Karena itu dalam praktinya tidak saja logis dan rasional tetapi juga
secara fitrah dan pragmatis. Hasil dari cara yang demikian itu dapat
dilihat dari sikap rohani dan mental para pengikutnya yang dipancarkan
ke dalam sikap hidup yang bermental dan semangat yang tangguh, tabah dan
sabar, tetapi aktif dalam memecahkan masalah yang dihadapinya. Dalam
perkembangan sejarah selanjutnya ternyata mereka ini merupakan kadar
inti mubaligh dan pendidik pewaris Nabi yang brilian dan militan dalam
menghadapi segala tantangan dan cobaan.
Mahmud
Yunus mengklasifikasikan materi pendidikan kepada dua macam, yaitu
materi pendidikan yang diberikan di Mekah dan materi pendidikan yang
diberikan di Madinah. Pada fase Mekah terdapat tiga macam intisari
materi yang diberikan di Mekah, yaitu ; keimanan, ibadah dan akhlak.

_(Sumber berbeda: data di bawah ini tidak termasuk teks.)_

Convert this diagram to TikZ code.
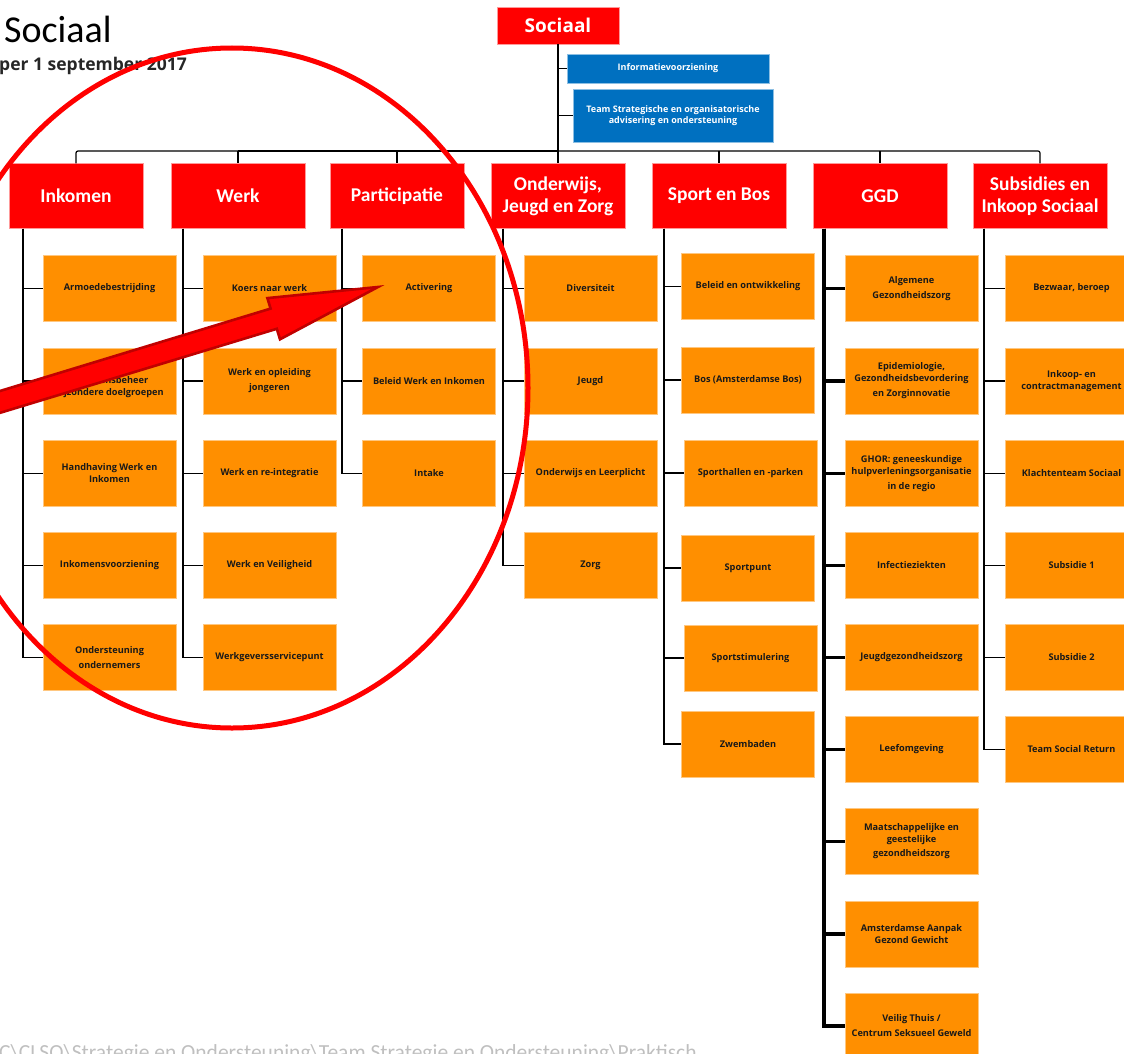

Intisari pendidikan agama yang diterapkan Nabi di Madinah dapat
diklasifikasikan sebagai berikut :
1. Pendidikan keimanan
2. Pendidikan ibadah
3. Pendidikan akhlak
4. Pendidikan kesehatan(jasmani)
5. Pendidikan kemasyarakatan (sosial)
Zukhairini
membagi materi pendidikan pada fase Mekah kepada dua bagian, yaitu :
(1) Pendidikan tauhid (2) Pendidikan Al-Qur’an. Sedangkan fase Madinah
materi yang diberikan cakupannya lebih kompleks dibandingkan dengan
materi pendidikan pada fase Mekah, seperti :
1. Pembentukan dan pembinaan masyarakat baru menuju kesatuan sosial dan politik.
2. Materi
pendidikan sosial dan kewarganegaraan, yang terdiri dari pendidikan
ukhuwah antara kaum muslimin, pendidikan kesejahteraan.
3. Materi
pendidikan khusus anak-anak, yang meliputi ; pendidikan tauhid,
pendidikan salat, penndidikan sopan santun dalam keluarga, sopan santun
dalam masyarakat, dan pendidikan kepribadian.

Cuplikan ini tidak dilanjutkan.